[WHAT IS NEEDED] Copy out each line exactly; pictures stay out of the copy.

[RAW DATA]
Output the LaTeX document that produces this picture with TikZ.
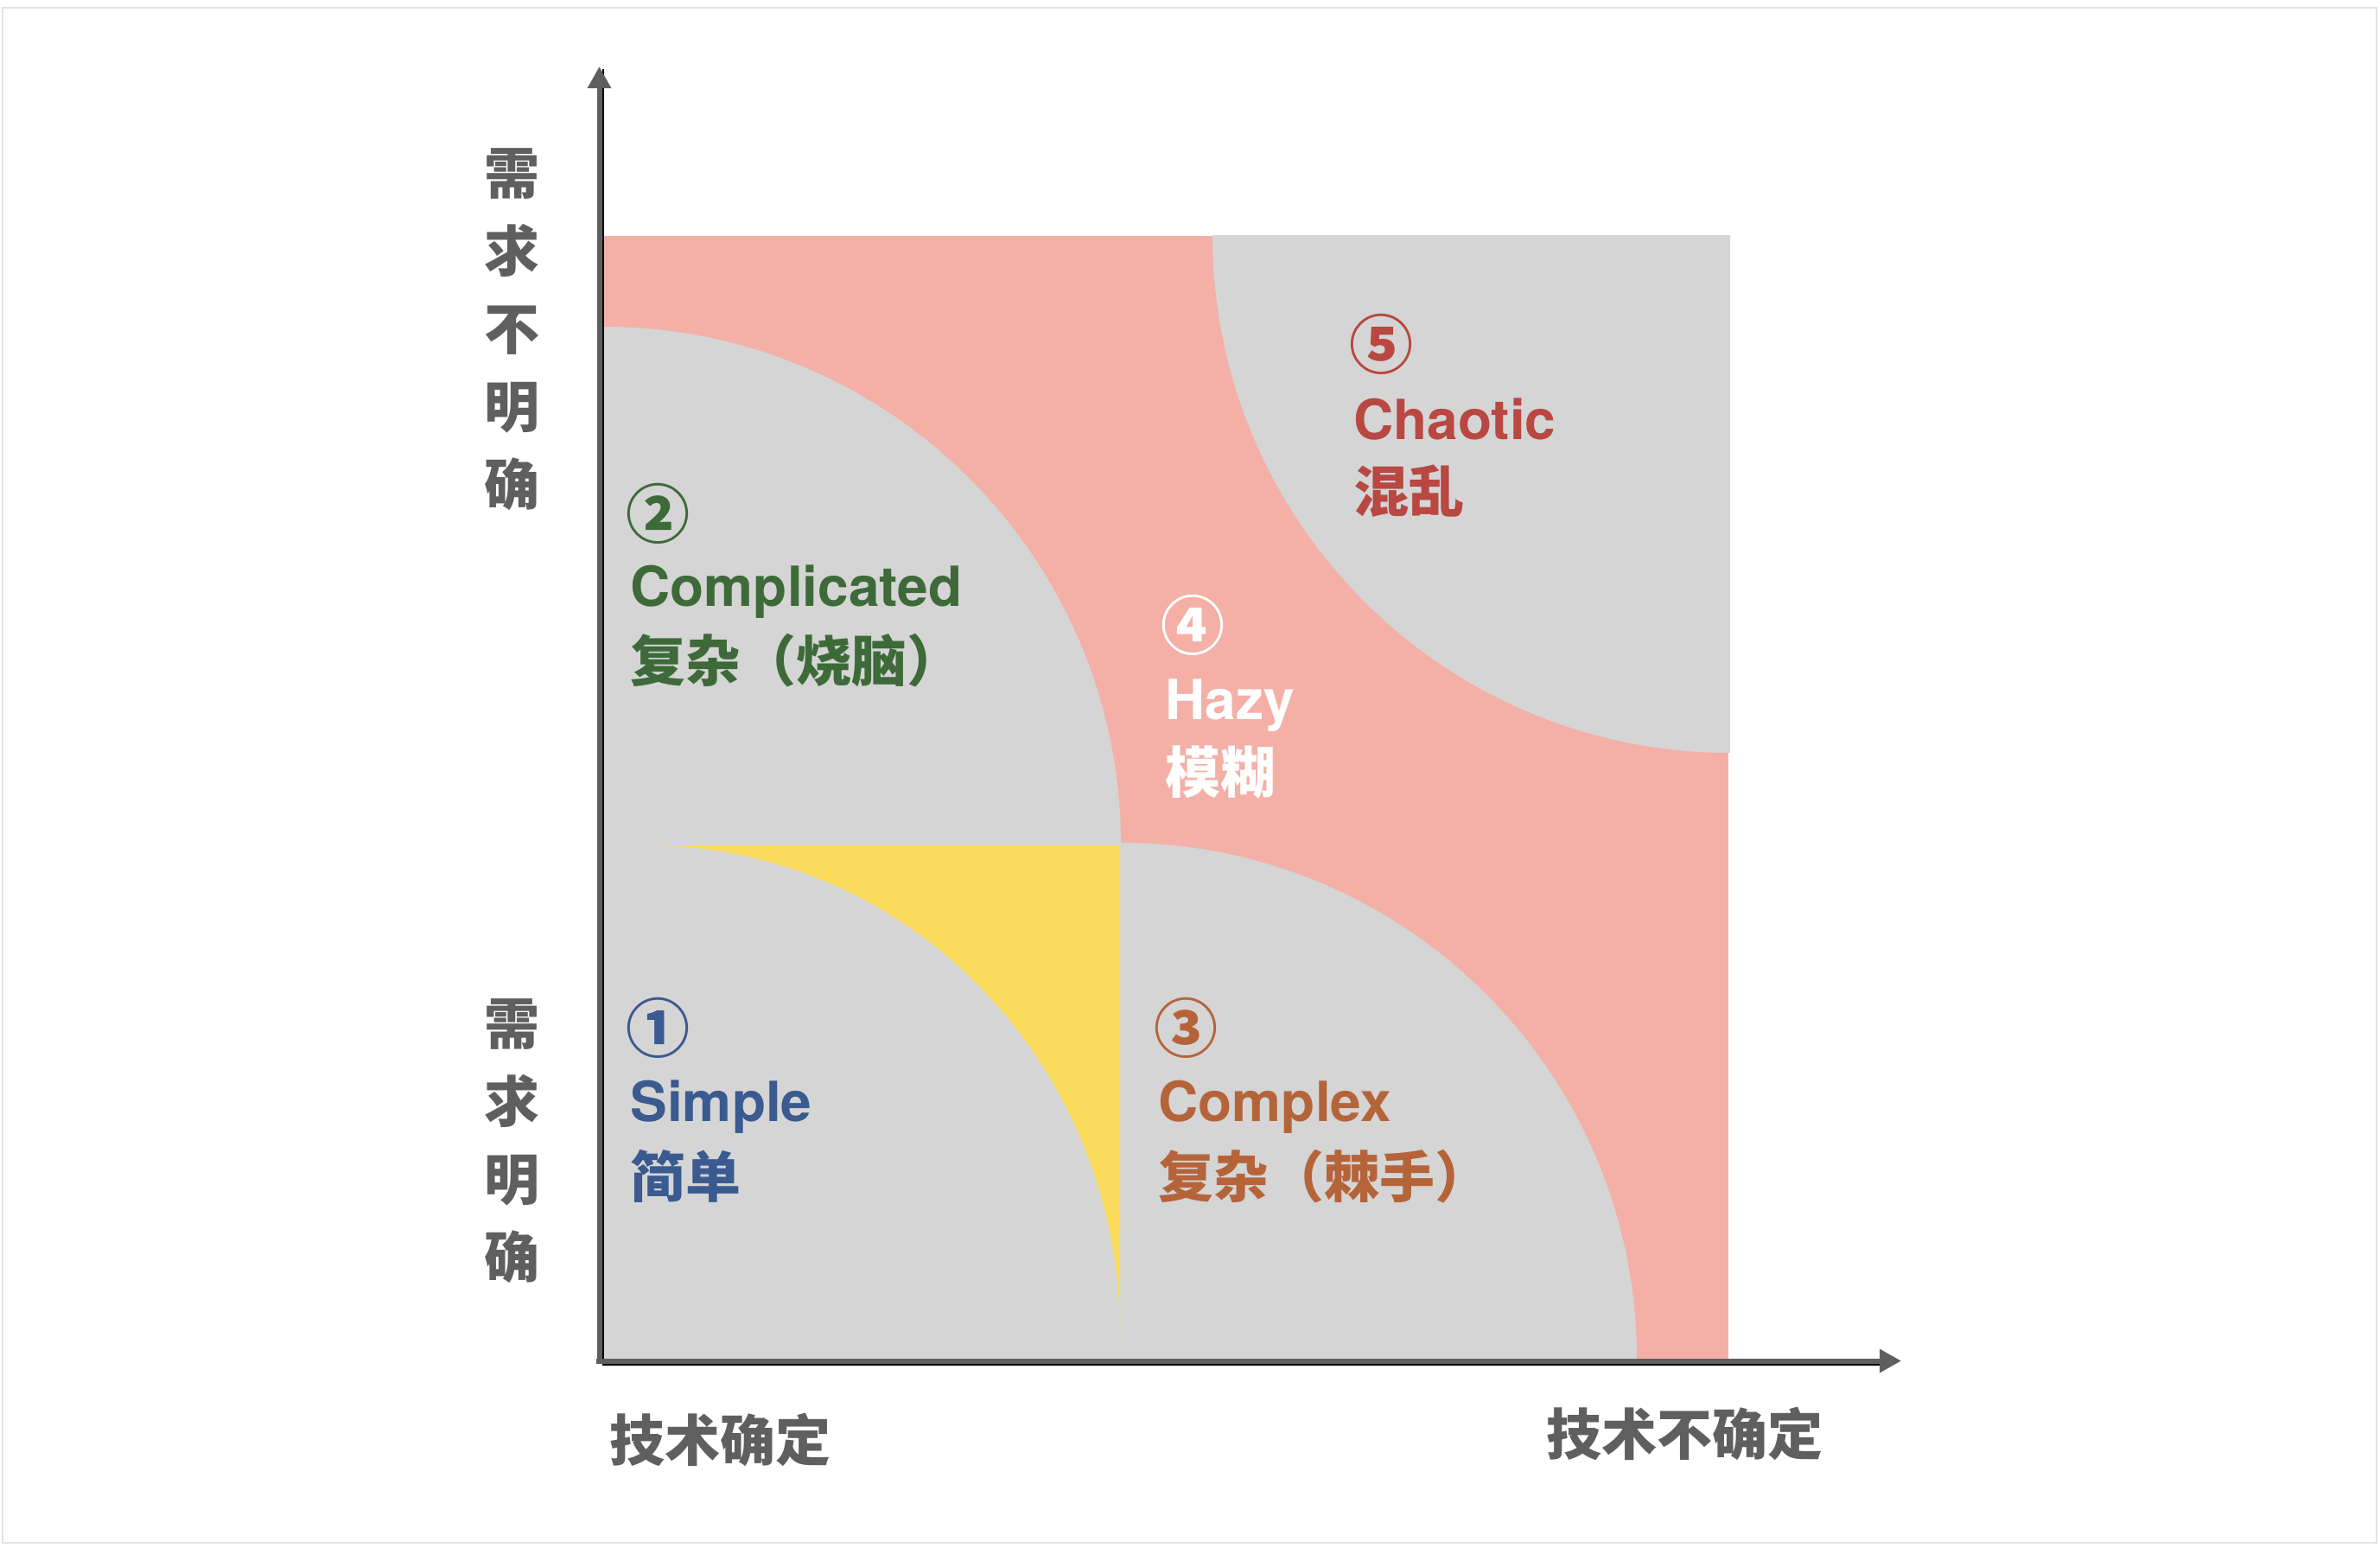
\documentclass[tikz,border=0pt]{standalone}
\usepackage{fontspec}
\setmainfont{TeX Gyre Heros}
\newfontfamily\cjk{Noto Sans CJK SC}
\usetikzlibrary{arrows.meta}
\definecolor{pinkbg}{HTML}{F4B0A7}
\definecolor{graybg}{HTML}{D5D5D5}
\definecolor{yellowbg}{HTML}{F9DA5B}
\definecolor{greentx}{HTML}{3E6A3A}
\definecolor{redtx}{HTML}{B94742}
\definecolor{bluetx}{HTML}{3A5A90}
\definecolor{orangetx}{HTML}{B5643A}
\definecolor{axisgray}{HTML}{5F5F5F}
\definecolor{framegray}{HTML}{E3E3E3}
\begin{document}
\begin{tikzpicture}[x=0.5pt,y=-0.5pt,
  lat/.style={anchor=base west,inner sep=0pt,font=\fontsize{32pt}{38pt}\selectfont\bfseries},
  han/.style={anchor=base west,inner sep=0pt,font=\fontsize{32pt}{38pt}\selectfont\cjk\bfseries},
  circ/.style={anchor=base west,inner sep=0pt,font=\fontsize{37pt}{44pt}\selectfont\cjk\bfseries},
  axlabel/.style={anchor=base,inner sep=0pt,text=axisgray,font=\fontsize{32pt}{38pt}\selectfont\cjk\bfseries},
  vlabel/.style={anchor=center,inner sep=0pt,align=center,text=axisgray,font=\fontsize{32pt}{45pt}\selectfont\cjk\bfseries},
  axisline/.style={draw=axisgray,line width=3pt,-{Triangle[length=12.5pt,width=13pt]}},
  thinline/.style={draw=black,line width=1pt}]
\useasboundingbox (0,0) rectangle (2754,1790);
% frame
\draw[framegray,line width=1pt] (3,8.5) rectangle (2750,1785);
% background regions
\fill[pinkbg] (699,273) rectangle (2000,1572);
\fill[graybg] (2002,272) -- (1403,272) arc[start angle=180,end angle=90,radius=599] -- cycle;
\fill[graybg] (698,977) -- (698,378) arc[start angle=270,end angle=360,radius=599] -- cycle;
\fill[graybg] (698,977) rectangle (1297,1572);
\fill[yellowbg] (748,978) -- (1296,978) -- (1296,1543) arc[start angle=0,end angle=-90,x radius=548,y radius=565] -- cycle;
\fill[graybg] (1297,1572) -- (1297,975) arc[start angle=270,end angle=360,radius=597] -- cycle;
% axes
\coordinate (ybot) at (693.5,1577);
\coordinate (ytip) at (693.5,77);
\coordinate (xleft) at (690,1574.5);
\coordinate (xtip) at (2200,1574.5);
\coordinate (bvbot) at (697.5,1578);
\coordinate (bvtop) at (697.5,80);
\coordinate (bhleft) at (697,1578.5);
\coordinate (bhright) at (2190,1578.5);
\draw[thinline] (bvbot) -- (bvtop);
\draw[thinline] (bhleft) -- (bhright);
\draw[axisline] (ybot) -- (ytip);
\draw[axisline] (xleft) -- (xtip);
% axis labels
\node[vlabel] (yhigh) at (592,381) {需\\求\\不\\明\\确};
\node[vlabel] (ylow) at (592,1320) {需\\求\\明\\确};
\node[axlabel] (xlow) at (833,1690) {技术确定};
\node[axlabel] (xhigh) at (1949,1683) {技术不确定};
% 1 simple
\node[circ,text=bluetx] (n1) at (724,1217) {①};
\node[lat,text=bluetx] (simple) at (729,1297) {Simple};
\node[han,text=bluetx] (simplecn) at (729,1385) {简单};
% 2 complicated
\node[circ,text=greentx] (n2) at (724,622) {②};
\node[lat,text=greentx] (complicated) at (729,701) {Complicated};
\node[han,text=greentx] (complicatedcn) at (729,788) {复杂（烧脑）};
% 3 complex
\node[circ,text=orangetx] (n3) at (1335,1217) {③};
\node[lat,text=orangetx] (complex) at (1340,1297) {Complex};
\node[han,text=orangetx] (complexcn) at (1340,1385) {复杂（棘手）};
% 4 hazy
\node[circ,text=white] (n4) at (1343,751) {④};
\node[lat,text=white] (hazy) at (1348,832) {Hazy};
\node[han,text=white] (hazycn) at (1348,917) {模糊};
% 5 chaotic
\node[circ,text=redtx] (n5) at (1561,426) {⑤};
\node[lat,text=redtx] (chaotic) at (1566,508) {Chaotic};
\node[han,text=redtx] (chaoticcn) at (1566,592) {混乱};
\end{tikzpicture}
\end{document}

[ANSWER]
Output the LaTeX document that produces this picture with TikZ.
\documentclass[tikz,border=0pt]{standalone}
\usepackage{fontspec}
\setmainfont{TeX Gyre Heros}
\newfontfamily\cjk{Noto Sans CJK SC}
\usetikzlibrary{arrows.meta}
\definecolor{pinkbg}{HTML}{F4B0A7}
\definecolor{graybg}{HTML}{D5D5D5}
\definecolor{yellowbg}{HTML}{F9DA5B}
\definecolor{greentx}{HTML}{3E6A3A}
\definecolor{redtx}{HTML}{B94742}
\definecolor{bluetx}{HTML}{3A5A90}
\definecolor{orangetx}{HTML}{B5643A}
\definecolor{axisgray}{HTML}{5F5F5F}
\definecolor{framegray}{HTML}{E3E3E3}
\begin{document}
\begin{tikzpicture}[x=0.5pt,y=-0.5pt,
  lat/.style={anchor=base west,inner sep=0pt,font=\fontsize{32pt}{38pt}\selectfont\bfseries},
  han/.style={anchor=base west,inner sep=0pt,font=\fontsize{32pt}{38pt}\selectfont\cjk\bfseries},
  circ/.style={anchor=base west,inner sep=0pt,font=\fontsize{37pt}{44pt}\selectfont\cjk\bfseries},
  axlabel/.style={anchor=base,inner sep=0pt,text=axisgray,font=\fontsize{32pt}{38pt}\selectfont\cjk\bfseries},
  vlabel/.style={anchor=center,inner sep=0pt,align=center,text=axisgray,font=\fontsize{32pt}{45pt}\selectfont\cjk\bfseries},
  axisline/.style={draw=axisgray,line width=3pt,-{Triangle[length=12.5pt,width=13pt]}},
  thinline/.style={draw=black,line width=1pt}]
\useasboundingbox (0,0) rectangle (2754,1790);
% frame
\draw[framegray,line width=1pt] (3,8.5) rectangle (2750,1785);
% background regions
\fill[pinkbg] (699,273) rectangle (2000,1572);
\fill[graybg] (2002,272) -- (1403,272) arc[start angle=180,end angle=90,radius=599] -- cycle;
\fill[graybg] (698,977) -- (698,378) arc[start angle=270,end angle=360,radius=599] -- cycle;
\fill[graybg] (698,977) rectangle (1297,1572);
\fill[yellowbg] (748,978) -- (1296,978) -- (1296,1543) arc[start angle=0,end angle=-90,x radius=548,y radius=565] -- cycle;
\fill[graybg] (1297,1572) -- (1297,975) arc[start angle=270,end angle=360,radius=597] -- cycle;
% axes
\coordinate (ybot) at (693.5,1577);
\coordinate (ytip) at (693.5,77);
\coordinate (xleft) at (690,1574.5);
\coordinate (xtip) at (2200,1574.5);
\coordinate (bvbot) at (697.5,1578);
\coordinate (bvtop) at (697.5,80);
\coordinate (bhleft) at (697,1578.5);
\coordinate (bhright) at (2190,1578.5);
\draw[thinline] (bvbot) -- (bvtop);
\draw[thinline] (bhleft) -- (bhright);
\draw[axisline] (ybot) -- (ytip);
\draw[axisline] (xleft) -- (xtip);
% axis labels
\node[vlabel] (yhigh) at (592,381) {需\\求\\不\\明\\确};
\node[vlabel] (ylow) at (592,1320) {需\\求\\明\\确};
\node[axlabel] (xlow) at (833,1690) {技术确定};
\node[axlabel] (xhigh) at (1949,1683) {技术不确定};
% 1 simple
\node[circ,text=bluetx] (n1) at (724,1217) {①};
\node[lat,text=bluetx] (simple) at (729,1297) {Simple};
\node[han,text=bluetx] (simplecn) at (729,1385) {简单};
% 2 complicated
\node[circ,text=greentx] (n2) at (724,622) {②};
\node[lat,text=greentx] (complicated) at (729,701) {Complicated};
\node[han,text=greentx] (complicatedcn) at (729,788) {复杂（烧脑）};
% 3 complex
\node[circ,text=orangetx] (n3) at (1335,1217) {③};
\node[lat,text=orangetx] (complex) at (1340,1297) {Complex};
\node[han,text=orangetx] (complexcn) at (1340,1385) {复杂（棘手）};
% 4 hazy
\node[circ,text=white] (n4) at (1343,751) {④};
\node[lat,text=white] (hazy) at (1348,832) {Hazy};
\node[han,text=white] (hazycn) at (1348,917) {模糊};
% 5 chaotic
\node[circ,text=redtx] (n5) at (1561,426) {⑤};
\node[lat,text=redtx] (chaotic) at (1566,508) {Chaotic};
\node[han,text=redtx] (chaoticcn) at (1566,592) {混乱};
\end{tikzpicture}
\end{document}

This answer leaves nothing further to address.